Review: Karen Elson Replicates Renowned Renditions for ‘Radio Redhead’


Creatives are doing what they do best during quarantine: getting creative, and supermodel turned gothic Americana singer-songwriter Karen Elson is no exception.

On her new EP Radio Redhead Vol. 1, Elson shares the studio-recorded versions of the tracks she has covered on her Instagram quarantine cover series after enthusiastic reception of the casual sets from listeners.

There’s something refreshing about Elson’s choice of songs, ranging from “Lay All Your Love on Me” to Elton John’s “Sacrifice,” as these tracks were never meant to end up being recorded in the studio or on an EP. This is a compilation of Elson singing songs that she loves.
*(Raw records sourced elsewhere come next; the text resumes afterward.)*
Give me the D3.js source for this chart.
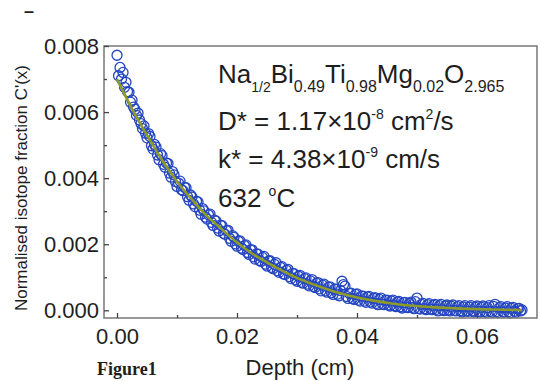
<!DOCTYPE html>
<html>
<head>
<meta charset="utf-8">
<script src="https://cdn.jsdelivr.net/npm/d3@7"></script>
<style>
  body { margin: 0; background: #fff; }
  svg { display: block; font-family: "Liberation Sans", Arial, sans-serif; }
</style>
</head>
<body>
<svg id="chart" width="540" height="381"></svg>
<script>
// measured depth (cm)
const depth = [
  0.0000, 0.0005, 0.0010, 0.0015, 0.0020, 0.0025, 0.0030, 0.0035, 0.0040, 0.0045,
  0.0050, 0.0055, 0.0060, 0.0065, 0.0070, 0.0075, 0.0080, 0.0085, 0.0090, 0.0095,
  0.0100, 0.0105, 0.0110, 0.0115, 0.0120, 0.0125, 0.0130, 0.0135, 0.0140, 0.0145,
  0.0150, 0.0155, 0.0160, 0.0165, 0.0170, 0.0175, 0.0180, 0.0185, 0.0190, 0.0195,
  0.0200, 0.0205, 0.0210, 0.0215, 0.0220, 0.0225, 0.0230, 0.0235, 0.0240, 0.0245,
  0.0250, 0.0255, 0.0260, 0.0265, 0.0270, 0.0275, 0.0280, 0.0285, 0.0290, 0.0295,
  0.0300, 0.0305, 0.0310, 0.0315, 0.0320, 0.0325, 0.0330, 0.0335, 0.0340, 0.0345,
  0.0350, 0.0355, 0.0360, 0.0365, 0.0370, 0.0375, 0.0380, 0.0385, 0.0390, 0.0395,
  0.0400, 0.0405, 0.0410, 0.0415, 0.0420, 0.0425, 0.0430, 0.0435, 0.0440, 0.0445,
  0.0450, 0.0455, 0.0460, 0.0465, 0.0470, 0.0475, 0.0480, 0.0485, 0.0490, 0.0495,
  0.0500, 0.0505, 0.0510, 0.0515, 0.0520, 0.0525, 0.0530, 0.0535, 0.0540, 0.0545,
  0.0550, 0.0555, 0.0560, 0.0565, 0.0570, 0.0575, 0.0580, 0.0585, 0.0590, 0.0595,
  0.0600, 0.0605, 0.0610, 0.0615, 0.0620, 0.0625, 0.0630, 0.0635, 0.0640, 0.0645,
  0.0650, 0.0655, 0.0660, 0.0665, 0.0670, 0.0675
];
// normalised isotope fraction C'(x)
const conc = [
  0.00772, 0.00735, 0.00720, 0.00690, 0.00660, 0.00636, 0.00608, 0.00597, 0.00565, 0.00558,
  0.00522, 0.00526, 0.00488, 0.00494, 0.00456, 0.00468, 0.00433, 0.00444, 0.00403, 0.00410,
  0.00375, 0.00391, 0.00362, 0.00371, 0.00333, 0.00343, 0.00314, 0.00328, 0.00291, 0.00301,
  0.00276, 0.00291, 0.00257, 0.00270, 0.00240, 0.00256, 0.00230, 0.00242, 0.00209, 0.00221,
  0.00194, 0.00210, 0.00184, 0.00198, 0.00169, 0.00183, 0.00155, 0.00170, 0.00148, 0.00163,
  0.00134, 0.00150, 0.00126, 0.00144, 0.00115, 0.00132, 0.00108, 0.00124, 0.00096, 0.00111,
  0.00088, 0.00106, 0.00082, 0.00098, 0.00074, 0.00093, 0.00069, 0.00084, 0.00059, 0.00079,
  0.00055, 0.00071, 0.00048, 0.00064, 0.00044, 0.00088, 0.00073, 0.00036, 0.00052, 0.00033,
  0.00050, 0.00028, 0.00043, 0.00024, 0.00042, 0.00022, 0.00038, 0.00017, 0.00037, 0.00017,
  0.00031, 0.00013, 0.00031, 0.00011, 0.00027, 0.00007, 0.00024, 0.00008, 0.00025, 0.00005,
  0.00037, 0.00004, 0.00021, 0.00002, 0.00020, 0.00002, 0.00018, -0.00002, 0.00018, -0.00001,
  0.00016, -0.00002, 0.00016, -0.00002, 0.00014, -0.00005, 0.00014, -0.00003, 0.00014, -0.00005,
  0.00013, -0.00005, 0.00013, -0.00006, 0.00014, -0.00006, 0.00018, -0.00007, 0.00011, -0.00006,
  0.00011, -0.00008, 0.00009, -0.00006, 0.00006, 0.00001
];
// second pass of measurements, between the first ones
const depth2 = [
  0.00025, 0.00075, 0.00125, 0.00175, 0.00225, 0.00275, 0.00325, 0.00375, 0.00425, 0.00475,
  0.00525, 0.00575, 0.00625, 0.00675, 0.00725, 0.00775, 0.00825, 0.00875, 0.00925, 0.00975,
  0.01025, 0.01075, 0.01125, 0.01175, 0.01225, 0.01275, 0.01325, 0.01375, 0.01425, 0.01475,
  0.01525, 0.01575, 0.01625, 0.01675, 0.01725, 0.01775, 0.01825, 0.01875, 0.01925, 0.01975,
  0.02025, 0.02075, 0.02125, 0.02175, 0.02225, 0.02275, 0.02325, 0.02375, 0.02425, 0.02475,
  0.02525, 0.02575, 0.02625, 0.02675, 0.02725, 0.02775, 0.02825, 0.02875, 0.02925, 0.02975,
  0.03025, 0.03075, 0.03125, 0.03175, 0.03225, 0.03275, 0.03325, 0.03375, 0.03425, 0.03475,
  0.03525, 0.03575, 0.03625, 0.03675, 0.03725, 0.03775, 0.03825, 0.03875, 0.03925, 0.03975,
  0.04025, 0.04075, 0.04125, 0.04175, 0.04225, 0.04275, 0.04325, 0.04375, 0.04425, 0.04475,
  0.04525, 0.04575, 0.04625, 0.04675, 0.04725, 0.04775, 0.04825, 0.04875, 0.04925, 0.04975,
  0.05025, 0.05075, 0.05125, 0.05175, 0.05225, 0.05275, 0.05325, 0.05375, 0.05425, 0.05475,
  0.05525, 0.05575, 0.05625, 0.05675, 0.05725, 0.05775, 0.05825, 0.05875, 0.05925, 0.05975,
  0.06025, 0.06075, 0.06125, 0.06175, 0.06225, 0.06275, 0.06325, 0.06375, 0.06425, 0.06475,
  0.06525, 0.06575, 0.06625, 0.06675, 0.06725
];
const conc2 = [
  0.00710, 0.00700, 0.00675, 0.00662, 0.00630, 0.00615, 0.00590, 0.00576, 0.00550, 0.00536,
  0.00535, 0.00498, 0.00502, 0.00470, 0.00474, 0.00442, 0.00446, 0.00415, 0.00420, 0.00390,
  0.00385, 0.00365, 0.00372, 0.00344, 0.00349, 0.00322, 0.00330, 0.00303, 0.00308, 0.00282,
  0.00289, 0.00266, 0.00273, 0.00249, 0.00258, 0.00233, 0.00241, 0.00218, 0.00226, 0.00201,
  0.00209, 0.00188, 0.00196, 0.00175, 0.00183, 0.00162, 0.00171, 0.00151, 0.00160, 0.00140,
  0.00149, 0.00130, 0.00139, 0.00120, 0.00130, 0.00110, 0.00121, 0.00102, 0.00112, 0.00093,
  0.00103, 0.00085, 0.00096, 0.00079, 0.00089, 0.00072, 0.00082, 0.00065, 0.00076, 0.00059,
  0.00070, 0.00053, 0.00064, 0.00049, 0.00060, 0.00078, 0.00042, 0.00051, 0.00036, 0.00048,
  0.00031, 0.00043, 0.00028, 0.00040, 0.00025, 0.00036, 0.00021, 0.00033, 0.00019, 0.00030,
  0.00016, 0.00028, 0.00014, 0.00025, 0.00011, 0.00023, 0.00010, 0.00021, 0.00009, 0.00026,
  0.00006, 0.00018, 0.00005, 0.00017, 0.00004, 0.00015, 0.00003, 0.00014, 0.00002, 0.00013,
  0.00001, 0.00012, 0.00000, 0.00011, -0.00001, 0.00010, -0.00002, 0.00010, -0.00002, 0.00009,
  -0.00003, 0.00009, -0.00003, 0.00008, -0.00003, 0.00012, -0.00004, 0.00008, -0.00004, 0.00007,
  -0.00004, 0.00006, -0.00003, 0.00005, -0.00002
];
// fitted profile
const fitDepth = [0, 0.0025, 0.005, 0.0075, 0.010, 0.0125, 0.015, 0.0175, 0.020, 0.0225,
  0.025, 0.0275, 0.030, 0.0325, 0.035, 0.0375, 0.040, 0.0425, 0.045, 0.0475,
  0.050, 0.0525, 0.055, 0.0575, 0.060, 0.0625, 0.065, 0.0675];
const fitConc = [0.00700, 0.00610, 0.00530, 0.00455, 0.00390, 0.00335, 0.00285, 0.00245, 0.00205, 0.00172,
  0.00145, 0.00120, 0.00098, 0.00080, 0.00064, 0.00050, 0.00039, 0.00030, 0.00023, 0.00017,
  0.00013, 0.000095, 0.00007, 0.00005, 0.000035, 0.000025, 0.000015, 0.00001];

const xTicks = [0, 0.02, 0.04, 0.06];
const xMinor = [0.01, 0.03, 0.05];
const yTicks = [0, 0.002, 0.004, 0.006, 0.008];
const yMinor = [0.001, 0.003, 0.005, 0.007];

const svg = d3.select("#chart");
const plotL = 104, plotR = 537, plotT = 46, plotB = 318;

const x = d3.scaleLinear().domain([-0.00217, 0.07]).range([plotL, plotR]);
const y = d3.scaleLinear().domain([-0.000233, 0.008]).range([plotB, plotT]);

const frameColor = "#777";
const textColor = "#1e1e1e";

const points = depth.map((d, i) => [d, conc[i]])
  .concat(depth2.map((d, i) => [d, conc2[i]]));

// data points
svg.append("g")
  .selectAll("circle")
  .data(points)
  .join("circle")
  .attr("cx", d => x(d[0]))
  .attr("cy", d => y(d[1]))
  .attr("r", 5)
  .attr("fill", "none")
  .attr("stroke", "#2446c0")
  .attr("stroke-width", 1.3);

// fit
const line = d3.line().x(d => x(d[0])).y(d => y(d[1])).curve(d3.curveMonotoneX);
svg.append("path")
  .datum(fitDepth.map((d, i) => [d, fitConc[i]]))
  .attr("d", line)
  .attr("fill", "none")
  .attr("stroke", "#8d9a2b")
  .attr("stroke-width", 2.6);

// frame
svg.append("rect")
  .attr("x", plotL).attr("y", plotT)
  .attr("width", plotR - plotL).attr("height", plotB - plotT)
  .attr("fill", "none")
  .attr("stroke", frameColor)
  .attr("stroke-width", 1.5);

// axes
svg.append("g")
  .attr("transform", `translate(0,${plotB})`)
  .call(d3.axisBottom(x).tickValues(xTicks).tickFormat(d3.format(".2f"))
    .tickSizeInner(-5).tickSizeOuter(0).tickPadding(10));
svg.append("g")
  .attr("transform", `translate(0,${plotB})`)
  .call(d3.axisBottom(x).tickValues(xMinor).tickFormat("")
    .tickSizeInner(-3).tickSizeOuter(0));

svg.append("g")
  .attr("transform", `translate(${plotL},0)`)
  .call(d3.axisLeft(y).tickValues(yTicks).tickFormat(d3.format(".3f"))
    .tickSizeInner(-5).tickSizeOuter(0).tickPadding(5));
svg.append("g")
  .attr("transform", `translate(${plotL},0)`)
  .call(d3.axisLeft(y).tickValues(yMinor).tickFormat("")
    .tickSizeInner(-3).tickSizeOuter(0));

svg.selectAll(".domain").remove();
svg.selectAll(".tick line").attr("stroke", "#444").attr("stroke-width", 1.3);
svg.selectAll(".tick text")
  .attr("fill", textColor)
  .style("font-family", "'Liberation Sans', Arial, sans-serif")
  .style("font-size", "22px");

// axis titles
svg.append("text")
  .attr("x", 300).attr("y", 375)
  .attr("text-anchor", "middle")
  .attr("fill", textColor)
  .style("font-size", "22px")
  .text("Depth (cm)");

svg.append("text")
  .attr("transform", "translate(27,188) rotate(-90)")
  .attr("text-anchor", "middle")
  .attr("fill", textColor)
  .style("font-size", "17px")
  .text("Normalised isotope fraction C'(x)");

svg.append("text")
  .attr("x", 97).attr("y", 375)
  .attr("fill", textColor)
  .style("font-family", "'Liberation Serif', 'Times New Roman', serif")
  .style("font-weight", "bold")
  .style("font-size", "18px")
  .text("Figure1");

// stray mark at top-left of the crop
svg.append("text")
  .attr("x", 24).attr("y", 17)
  .attr("fill", textColor)
  .style("font-size", "18px")
  .style("font-weight", "bold")
  .text("–");

// annotation
const ann = svg.append("g").attr("fill", textColor).style("font-size", "26px");

const formula = [["Na", false], ["1/2", true], ["Bi", false], ["0.49", true], ["Ti", false],
  ["0.98", true], ["Mg", false], ["0.02", true], ["O", false], ["2.965", true]];
const t1 = ann.append("text").attr("x", 218).attr("y", 83);
formula.forEach(([s, sub], i) => {
  const prev = i > 0 ? formula[i - 1][1] : false;
  t1.append("tspan")
    .attr("dy", sub ? 9 : (prev ? -9 : 0))
    .style("font-size", sub ? (s === "1/2" ? "14px" : "16px") : "26px")
    .text(s);
});

const t2 = ann.append("text").attr("x", 218).attr("y", 130);
t2.append("tspan").text("D* = 1.17×10");
t2.append("tspan").attr("dy", -11).style("font-size", "14px").text("-8");
t2.append("tspan").attr("dy", 11).text(" cm");
t2.append("tspan").attr("dy", -11).style("font-size", "14px").text("2");
t2.append("tspan").attr("dy", 11).text("/s");

const t3 = ann.append("text").attr("x", 218).attr("y", 168);
t3.append("tspan").text("k* = 4.38×10");
t3.append("tspan").attr("dy", -11).style("font-size", "14px").text("-9");
t3.append("tspan").attr("dy", 11).text(" cm/s");

const t4 = ann.append("text").attr("x", 218).attr("y", 207);
t4.append("tspan").text("632 ");
t4.append("tspan").attr("dy", -11).style("font-size", "14px").text("o");
t4.append("tspan").attr("dy", 11).text("C");
</script>
</body>
</html>
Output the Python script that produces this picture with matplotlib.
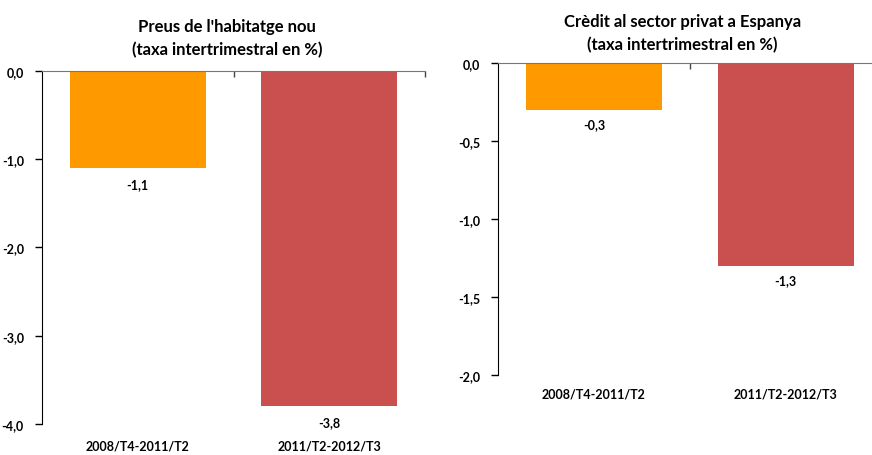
import matplotlib.pyplot as plt
from matplotlib.transforms import blended_transform_factory

plt.rcParams['font.family'] = ['Lato', 'DejaVu Sans']
plt.rcParams['font.weight'] = 'bold'

periods = ['2008/T4-2011/T2', '2011/T2-2012/T3']
colors = ['#FF9900', '#C9504F']

habitatge = [-1.1, -3.8]
credit = [-0.3, -1.3]

titles = ["Preus de l'habitatge nou\n(taxa intertrimestral en %)",
          "Crèdit al sector privat a Espanya\n(taxa intertrimestral en %)"]
y_limits = [(-4.0, 0.0), (-2.0, 0.0)]
y_steps = [1.0, 0.5]

fig = plt.figure(figsize=(8.72, 4.56), dpi=100)
ax1 = fig.add_axes([0.0482, 0.068, 0.4392, 0.7741])
ax2 = fig.add_axes([0.5711, 0.1754, 0.4398, 0.6842])


def fmt(v):
    return f'{v:.1f}'.replace('.', ',')


def draw(ax, values, title, ylim, step, title_pad, label_off, cat_y):
    x = range(len(values))
    ax.bar(x, values, width=0.71, color=colors)
    ax.set_xlim(-0.5, len(values) - 0.5)
    ax.set_ylim(*ylim)
    n = int(round((ylim[1] - ylim[0]) / step))
    ticks = [ylim[0] + i * step for i in range(n + 1)]
    ax.set_yticks(ticks)
    ax.set_yticklabels([fmt(t) for t in ticks])
    for lbl in ax.get_yticklabels():
        lbl.set_fontweight('bold')
        lbl.set_fontsize(9)
    ax.tick_params(axis='y', direction='out', length=5, width=1, pad=8)

    # axis line at zero, with small ticks between the categories
    ax.xaxis.tick_top()
    ax.set_xticks([0.5, 1.5])
    ax.set_xticklabels([])
    ax.tick_params(axis='x', direction='in', length=4, width=1,
                   color='#444444')
    for s in ['right', 'bottom']:
        ax.spines[s].set_visible(False)
    ax.spines['top'].set_color('#777777')

    for i, v in enumerate(values):
        ax.text(i, v - label_off, fmt(v), ha='center', va='top',
                fontsize=9, fontweight='bold')

    trans = blended_transform_factory(ax.transData, ax.transAxes)
    for i, p in enumerate(periods):
        ax.text(i, cat_y, p, transform=trans,
                ha='center', va='center', fontsize=9, fontweight='bold')

    ax.set_title(title, fontsize=12, fontweight='bold', pad=title_pad,
                 linespacing=1.5)


draw(ax1, habitatge, titles[0], y_limits[0], y_steps[0], 12, 0.11, -0.06)
draw(ax2, credit, titles[1], y_limits[1], y_steps[1], 10, 0.05, -0.058)
# titles sit slightly left of the panel centre
ax1.title.set_position((0.483, 1.0))
ax2.title.set_position((0.48, 1.0))

fig.savefig('out.png', dpi=100)
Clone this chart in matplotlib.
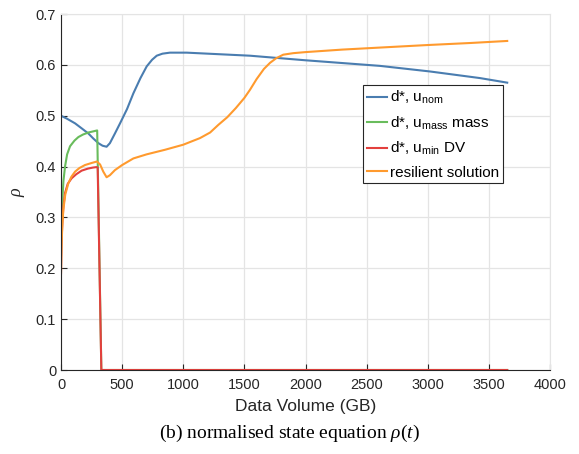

Elson has released several EPs interspersed by two full-length albums during her career since her Jack White-produced debut The Ghost Who Walks in 2010. Whether you are familiar with her global modeling superstardom or humble Nashville breakout, Elson leads a devoted cult following in all of her striking, and occasionally quirky, musical projects.

Her music career began with establishing and performing with the politically-active Citizens Band based in New York City that had a flair for theater and extravagant showmanship. But the common-denominator for all Elson musical endeavors will always be her harrowing voice that seems to cut through straight to the soul. Elson sings with such striking beauty and softness not without an undeniable darkness that lingers under her sweet vocals, a seductive smokiness that keeps an audience hooked.

The tracks themselves are also a collection of easy-going folk cuts which complement the gentleness of both her voice and the minimal production style- typically just piano and acoustic guitar accompaniment. There seems to be a consistent vein of heartbreak and desolation, maybe just a sign of the times, but tracks like “We’ll Meet Again” work to balance out the hopelessness of “Dancing On My Own.”

Radio Redhead Vol. 1 possesses a simple sweetness in serving its purpose as a fun creative outlet, as Elson sings the songs she admires and shares that appreciation with the world.

The EP’s “Vol. 1” moniker promises more covers to come, but hopefully not in lieu of new original work by Elson.

Radio Redhead reminds us part of why we love Elson, her stunning vocals and knack for the melancholy, but it is no personal creative journey that is seemingly saved for original content. In the meantime, this collection of easy-listening cuts exemplifies how Elson plays with themes of sorrow and mourning over deceptively tender vocals.